Rabu 26 Dec 2018 09:58 WIB

Dangdut dan Emak: Telinga Publik di Musim Pemilu 2019

Berkat pemilu sosok dangdut dan sebutan 'emak' kini kokok di telinga piblik.

Red: Muhammad Subarkah
Achmad Albar menyanyikan Lagu Begadang dan Rhomra Irama menyanyikan lagu 'Neraka Jahanam' pada pagelaran panggung perdamaian antara musik Rock dan dandgut pada tahun 1977, di Stadion Senayana.
Foto: wikipedia
Achmad Albar menyanyikan Lagu Begadang dan Rhomra Irama menyanyikan lagu 'Neraka Jahanam' pada pagelaran panggung perdamaian antara musik Rock dan dandgut pada tahun 1977, di Stadion Senayana.

Oleh:Muhammad Subarkah, Jurnalis Republika.

Bila dulu pada tahun 1970-an, sebutan dangdut disebut bermakna sebagai istilah untuk merendahkan (pejoratif). Bukah hanya itu, bahkan ada musikus asal Bandung yang tega sampai mengatakan musik dangdut sebagai kotoran anjing.  Maka dangdut dianggap identik dengan nama kampungan sebagai musik yang digemari orang miskin, tak berpendidikan, musik bising kelas toa masjid, anak kampung, atau orang tersisih alias musik kelas comberan.

Maka tak lain dan tak bukan, istilah dangdut sebagai kata ganti merendahkan dari dari kata yang tadianya mulia, yakni musik Melayu (musik puak orang yang tinggal di tanah Melayu).

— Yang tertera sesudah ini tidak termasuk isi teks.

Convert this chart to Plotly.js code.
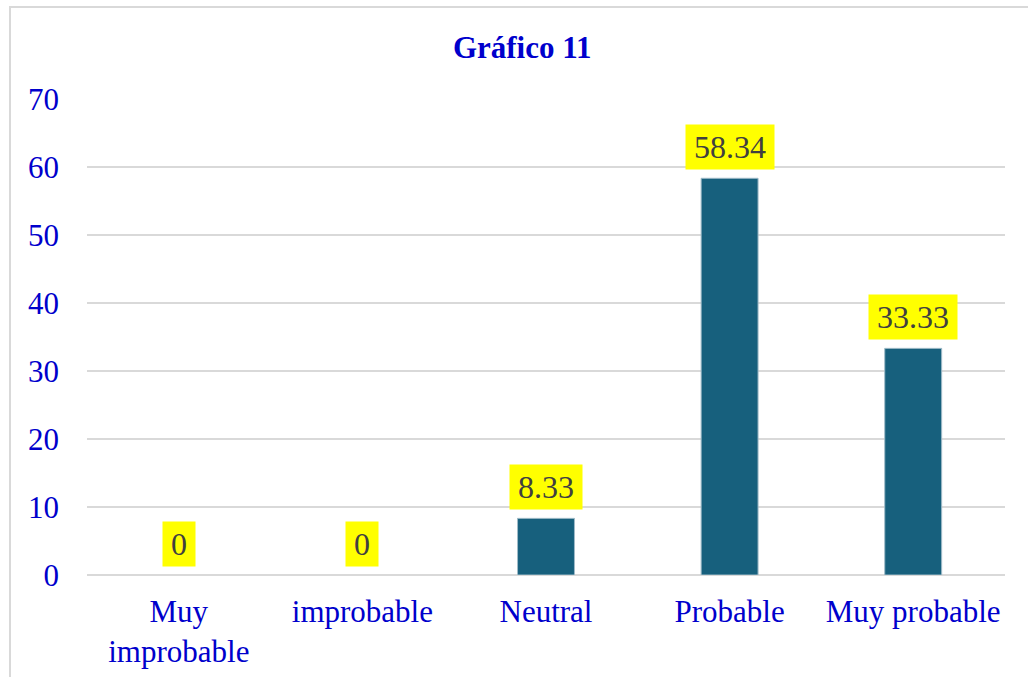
<!DOCTYPE html>
<html>
<head>
<meta charset="utf-8">
<script src="https://cdn.plot.ly/plotly-3.0.1.min.js"></script>
<style>html,body{margin:0;padding:0;background:#fff;}#chart{width:1028px;height:677px;}</style>
</head>
<body>
<div id="chart"></div>
<script>
const categories = ["Muy<br>improbable", "improbable", "Neutral", "Probable", "Muy probable"];
const values = [0, 0, 8.33, 58.34, 33.33];
const labels = ["0", "0", "8.33", "58.34", "33.33"];
const yTicks = [0, 10, 20, 30, 40, 50, 60, 70];

const font = "Liberation Serif, Times New Roman, serif";
const trace = {
  type: "bar",
  x: categories,
  y: values,
  marker: {color: "#17607D", line: {color: "#9FBBC8", width: values.map(v => v > 0 ? 1 : 0)}},
  hoverinfo: "none"
};
const annotations = categories.map((c, i) => ({
  x: c, y: values[i], xref: "x", yref: "y",
  text: labels[i], showarrow: false, yanchor: "bottom", yshift: 8,
  bgcolor: "#FFFF00", borderpad: 8, height: 28,
  font: {family: font, size: 32, color: "#404040"}
}));
const layout = {
  width: 1028, height: 677,
  margin: {l: 87, r: 23, t: 99, b: 102},
  paper_bgcolor: "#fff", plot_bgcolor: "#fff",
  title: {text: "<b>Gráfico 11</b>", font: {family: font, size: 31, color: "#0000CC"}, x: 0.508, xanchor: "center", y: 0.93, yanchor: "middle"},
  bargap: 0.69,
  showlegend: false,
  xaxis: {
    tickfont: {family: font, size: 31, color: "#0000CC"},
    showgrid: false, showline: false, ticks: "", ticklabelstandoff: 15
  },
  yaxis: {
    range: [0, 70], tickvals: yTicks, ticktext: yTicks.map(String),
    tickfont: {family: font, size: 31, color: "#0000CC"},
    gridcolor: "#D9D9D9", gridwidth: 2, zeroline: true, zerolinecolor: "#D9D9D9", zerolinewidth: 2,
    showline: false, ticks: "", ticklabelstandoff: 27
  },
  annotations: annotations,
  shapes: [{
    type: "rect", xref: "paper", yref: "paper",
    x0: -77/918, x1: 1016/918, y0: -0.3, y1: 568/476,
    line: {color: "#D9D9D9", width: 2}, fillcolor: "rgba(0,0,0,0)", layer: "below"
  }]
};
Plotly.newPlot("chart", [trace], layout, {displayModeBar: false, staticPlot: true});
</script>
</body>
</html>
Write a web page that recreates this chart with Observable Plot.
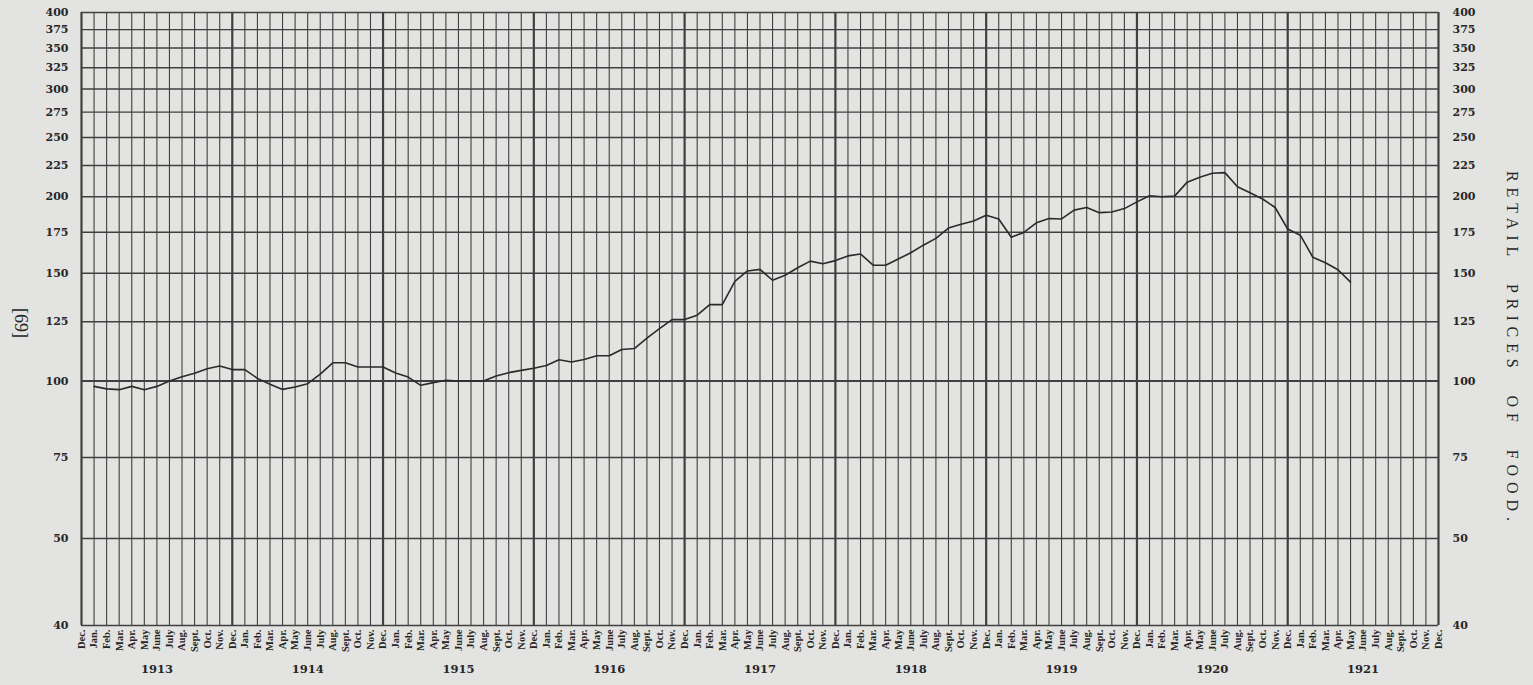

Musik ini punya cengkok yang khas karena ada warna India, Barat, India, Arab, hingga genre khas cara orang Melayu bernyanyi dan bersyair itu sendiri.

Meski begitu, seiring masuknya modernisasi barat dan seiring datangnya genre musik yang dihardik dan disebut penguasa Sukarno sebagai 'ngak-ngik-ngok' yang kala itu baru saja turun dari panggung kekuasaan, di Jakarta dimaknai bila sebutan dangdut pejoratif. Maksudnya adalah untuk mengolok para penggemar dan pemain musik Melayu bahwa cara musik mereka tak bermutu hanya sekedar menirukan irama suling dan gendang saja: ‘dang’ dan ‘dut’. Pemain musiknya yang kala itu dianggap salah satu biangnya yakni Oma Irama.